The Church organizes Sunday readings on a three year cycle. What you heard today, you heard three years ago; and you'll hear the same readings three years from now.
In today's first reading, Genesis reports that Abraham was on the verge of making his son Isaac into a sacrificial offering to God. Abraham was willing to sacrifice his son but God said "stop." This event is regarded as the divine command to stop practicing human sacrifice. In
many cultures, however, human sacrifice continued. Abraham lived around 1950 BC. When I was doing research in Tunisia, North Africa, some local people pointed out to me a gravesite for the remains of children offered in human sacrifice by the Phoenicians back in 800 BC. When the Spaniards came to
Mexico in 1500, the Aztecs were practicing human sacrifice on a grand scale: historians record that in one ceremony alone, 80,000 people were offered as human sacrifice. Thank God, literally, thank God that he told Abraham to cease the popular practice of human sacrifice.
St. Paul in the second reading writes, "If God is for us, who can be against us?" Alluding to the near sacrifice by Abraham of Isaac, Paul asks, "He who did not spare his own Son but handed him over for us all, how will he not give us what we need?" The obvious answer is "God
who gave us his Son Jesus, will give us everything that we need." Trust in God's love for you. God is on our side.
This year, the liturgical cycle presents to us St. Mark's gospel, the shortest of the four gospel gospels. The first half of Mark's gospel located Jesus up north at Galilee, performing many miracles, doing very little formal teaching, and asking everyone to keep silent about
their perception that "You are the son of God, the chosen one, the Messiah." The first half of the gospel emphasizes the humanity of Jesus: he s a carpenter, he becomes angry, he pities the hungry crowd; and he asks questions. … Now at the start of the second half of the gospel, the message changes
drastically.

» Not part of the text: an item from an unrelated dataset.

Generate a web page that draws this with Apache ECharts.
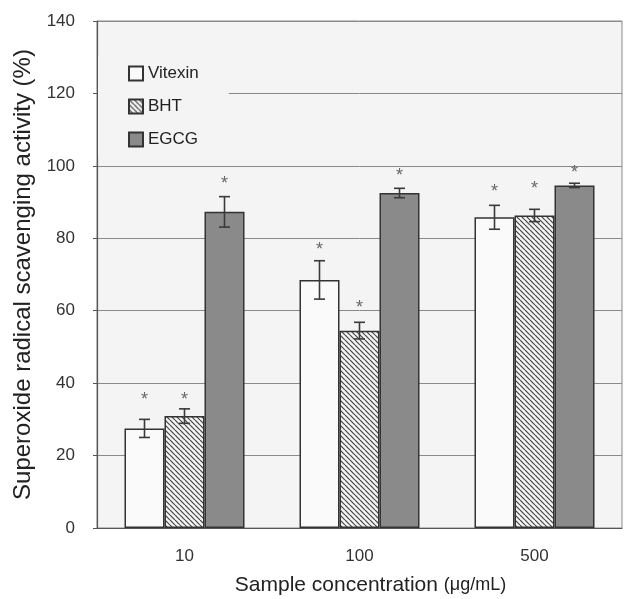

The emphasis shifts from miracles to formal teaching. Instead of demanding silence about Jesus being the Son of God, Jesus himself proclaims now that he is the Son of God, the chosen One, the Messiah. Now, Jesus wants people to know who he is, and that he has come to save humanity. Also,
just as the Father and Holy Spirit had been present at Jesus' baptism, now the Father and Holy Spirit are present at Jesus' Transfiguration. The Father and Spirit verify that "this is my beloved Son. Listen to him." At the end of the gospel, just as Jesus dies at his crucifixion, a Roman centurion
declares, "Truly, this man is the Son of God." That is Mark's message: Jesus is Son of God, Savior.
How might we make application of these readings to our lives? First, regarding human sacrifice, appreciate the revolutionary role of our Judeo-Christian history and theology. While secularists like to downplay the role of religion in general and the role of the Catholic Church
in particular, Jesus and the Church which he founded have provided the vision and theological-philosophical principles of individuality, community, unity, truth, love, freedom, and all other moral virtues. Remember, cult gives rise to culture; society cannot survive without religion being one of
society's dominant institutions. Those who wish to tear down religious values and institutions, simultaneously tear down the basis on which society exists. The Catholic Church has done more good for society than any institution in the last two thousand years.
Secondly, have faith and hope. If God is for us, who can be against us? God who gave up his only Son to save us, will he forget us when we appear before God on judgment day? No.
In the gospel, Jesus revealed himself gradually, and people perceived him only gradually as human and divine. Ponder with personal depth what Jesus' humanity and divinity means to you. … Can you repeat with conviction the words of the centurion, "Truly, this is the Son of God."